→ Directions for this task:
Go through the listing below and gather every line with the word "matplotlib".

→ Given information:

——————

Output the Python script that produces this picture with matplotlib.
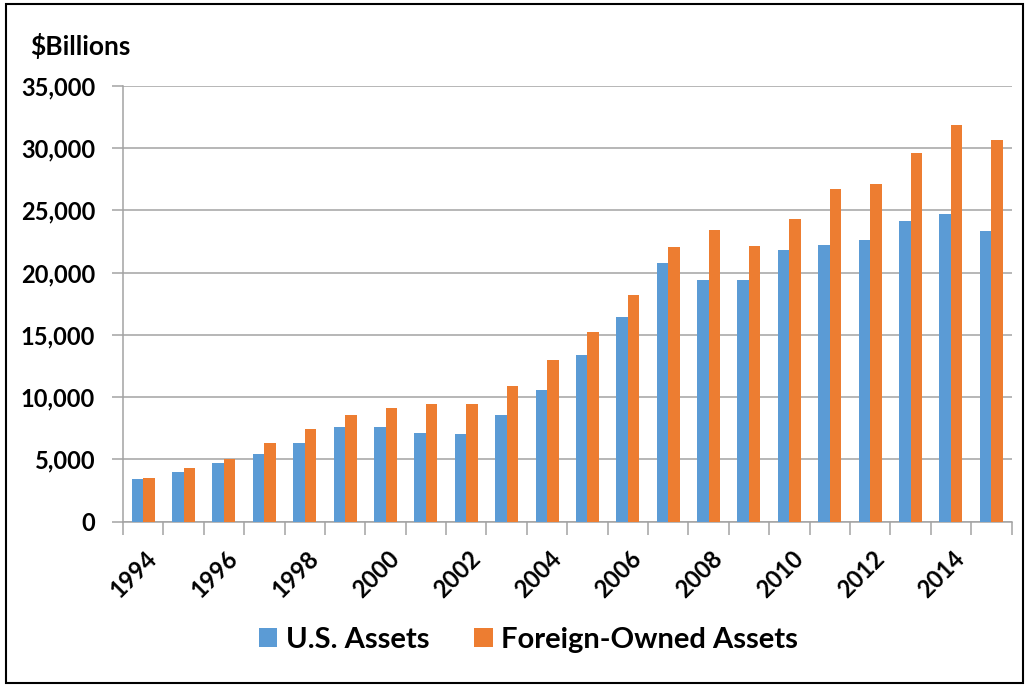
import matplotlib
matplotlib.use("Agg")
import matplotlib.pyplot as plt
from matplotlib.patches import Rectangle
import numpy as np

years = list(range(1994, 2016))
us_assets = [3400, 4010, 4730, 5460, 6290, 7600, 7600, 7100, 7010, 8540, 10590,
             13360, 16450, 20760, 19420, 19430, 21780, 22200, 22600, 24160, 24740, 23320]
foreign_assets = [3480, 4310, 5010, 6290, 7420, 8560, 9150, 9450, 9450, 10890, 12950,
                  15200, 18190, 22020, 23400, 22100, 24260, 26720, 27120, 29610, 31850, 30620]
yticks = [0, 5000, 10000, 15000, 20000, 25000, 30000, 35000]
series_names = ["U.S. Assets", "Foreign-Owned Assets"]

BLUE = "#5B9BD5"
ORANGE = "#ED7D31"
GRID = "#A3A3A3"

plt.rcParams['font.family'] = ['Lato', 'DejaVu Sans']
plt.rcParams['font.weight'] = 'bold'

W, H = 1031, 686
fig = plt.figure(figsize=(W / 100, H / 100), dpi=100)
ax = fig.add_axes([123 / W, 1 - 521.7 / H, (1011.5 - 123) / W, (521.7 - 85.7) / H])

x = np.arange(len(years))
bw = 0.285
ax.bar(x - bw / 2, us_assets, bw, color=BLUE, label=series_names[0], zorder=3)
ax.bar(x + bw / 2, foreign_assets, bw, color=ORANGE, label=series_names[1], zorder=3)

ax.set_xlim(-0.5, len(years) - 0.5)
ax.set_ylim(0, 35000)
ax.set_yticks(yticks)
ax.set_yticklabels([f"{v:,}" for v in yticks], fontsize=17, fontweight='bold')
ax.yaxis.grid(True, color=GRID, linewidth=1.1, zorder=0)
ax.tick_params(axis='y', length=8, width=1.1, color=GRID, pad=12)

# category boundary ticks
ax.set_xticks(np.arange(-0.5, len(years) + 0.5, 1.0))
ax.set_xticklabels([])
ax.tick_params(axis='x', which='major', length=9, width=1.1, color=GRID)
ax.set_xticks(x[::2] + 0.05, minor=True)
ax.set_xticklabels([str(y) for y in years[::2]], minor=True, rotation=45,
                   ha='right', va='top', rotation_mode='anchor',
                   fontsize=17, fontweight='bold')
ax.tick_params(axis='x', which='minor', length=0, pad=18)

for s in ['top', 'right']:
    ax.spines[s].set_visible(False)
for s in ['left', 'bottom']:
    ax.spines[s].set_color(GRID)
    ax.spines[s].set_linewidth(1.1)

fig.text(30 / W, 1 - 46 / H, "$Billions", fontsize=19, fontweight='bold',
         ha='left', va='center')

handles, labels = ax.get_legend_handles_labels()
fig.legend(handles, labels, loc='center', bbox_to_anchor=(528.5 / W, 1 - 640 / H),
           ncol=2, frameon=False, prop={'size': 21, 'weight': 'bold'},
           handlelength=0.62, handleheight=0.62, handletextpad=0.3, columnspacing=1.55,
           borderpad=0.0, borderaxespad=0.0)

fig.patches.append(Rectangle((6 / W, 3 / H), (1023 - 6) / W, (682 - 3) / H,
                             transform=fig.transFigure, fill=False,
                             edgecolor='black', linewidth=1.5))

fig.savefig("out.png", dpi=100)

——————

→ Solution:
Output the Python script that produces this picture with matplotlib.
import matplotlib
matplotlib.use("Agg")
import matplotlib.pyplot as plt
from matplotlib.patches import Rectangle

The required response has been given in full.